[Begin DATA EXCERPT]
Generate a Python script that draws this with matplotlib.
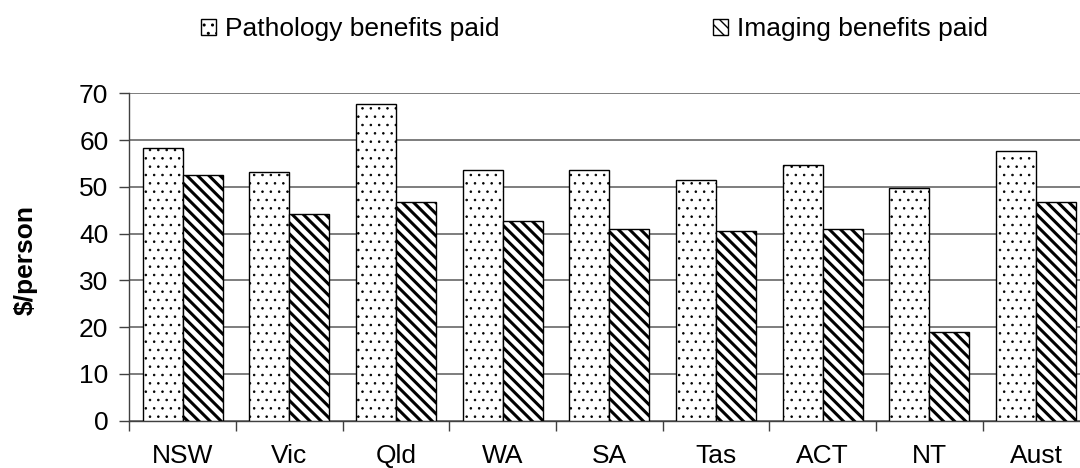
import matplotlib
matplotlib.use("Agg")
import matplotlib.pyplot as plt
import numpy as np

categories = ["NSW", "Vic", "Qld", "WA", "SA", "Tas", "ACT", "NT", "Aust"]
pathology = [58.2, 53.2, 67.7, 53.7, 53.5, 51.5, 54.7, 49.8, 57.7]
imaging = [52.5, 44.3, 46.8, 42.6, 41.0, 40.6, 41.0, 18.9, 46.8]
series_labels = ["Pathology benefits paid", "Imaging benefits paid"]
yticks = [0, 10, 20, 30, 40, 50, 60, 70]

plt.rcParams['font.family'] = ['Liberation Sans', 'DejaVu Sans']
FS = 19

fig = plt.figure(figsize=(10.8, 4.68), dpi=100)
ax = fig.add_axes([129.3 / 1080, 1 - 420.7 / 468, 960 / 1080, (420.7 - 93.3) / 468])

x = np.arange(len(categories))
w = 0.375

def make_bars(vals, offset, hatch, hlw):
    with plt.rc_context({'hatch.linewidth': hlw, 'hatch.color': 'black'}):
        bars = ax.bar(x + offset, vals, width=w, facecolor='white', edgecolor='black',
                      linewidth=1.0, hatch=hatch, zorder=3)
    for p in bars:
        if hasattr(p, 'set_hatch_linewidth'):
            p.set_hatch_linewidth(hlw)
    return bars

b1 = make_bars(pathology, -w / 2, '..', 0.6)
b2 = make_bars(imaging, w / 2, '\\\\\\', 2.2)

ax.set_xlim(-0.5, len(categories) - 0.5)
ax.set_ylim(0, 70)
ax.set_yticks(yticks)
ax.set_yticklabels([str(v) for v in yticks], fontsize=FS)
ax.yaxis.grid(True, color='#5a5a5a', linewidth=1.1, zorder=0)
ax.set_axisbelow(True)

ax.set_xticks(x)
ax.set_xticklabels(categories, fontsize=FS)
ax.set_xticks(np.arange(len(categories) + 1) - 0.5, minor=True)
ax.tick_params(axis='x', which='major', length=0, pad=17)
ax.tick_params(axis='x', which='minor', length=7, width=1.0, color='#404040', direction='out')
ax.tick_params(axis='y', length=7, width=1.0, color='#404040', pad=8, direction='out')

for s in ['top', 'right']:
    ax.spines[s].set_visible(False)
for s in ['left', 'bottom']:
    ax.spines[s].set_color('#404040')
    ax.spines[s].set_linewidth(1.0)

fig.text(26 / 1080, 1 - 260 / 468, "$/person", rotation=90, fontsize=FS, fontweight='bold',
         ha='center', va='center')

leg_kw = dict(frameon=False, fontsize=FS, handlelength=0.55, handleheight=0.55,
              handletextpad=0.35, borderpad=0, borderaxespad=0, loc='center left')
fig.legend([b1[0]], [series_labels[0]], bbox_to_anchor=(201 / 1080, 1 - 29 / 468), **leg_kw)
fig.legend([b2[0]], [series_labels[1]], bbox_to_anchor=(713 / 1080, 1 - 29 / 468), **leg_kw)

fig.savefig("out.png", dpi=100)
[End DATA EXCERPT]
Pick each line holding the word "matplotlib" out of the listing.

Generate a Python script that draws this with matplotlib.
import matplotlib
matplotlib.use("Agg")
import matplotlib.pyplot as plt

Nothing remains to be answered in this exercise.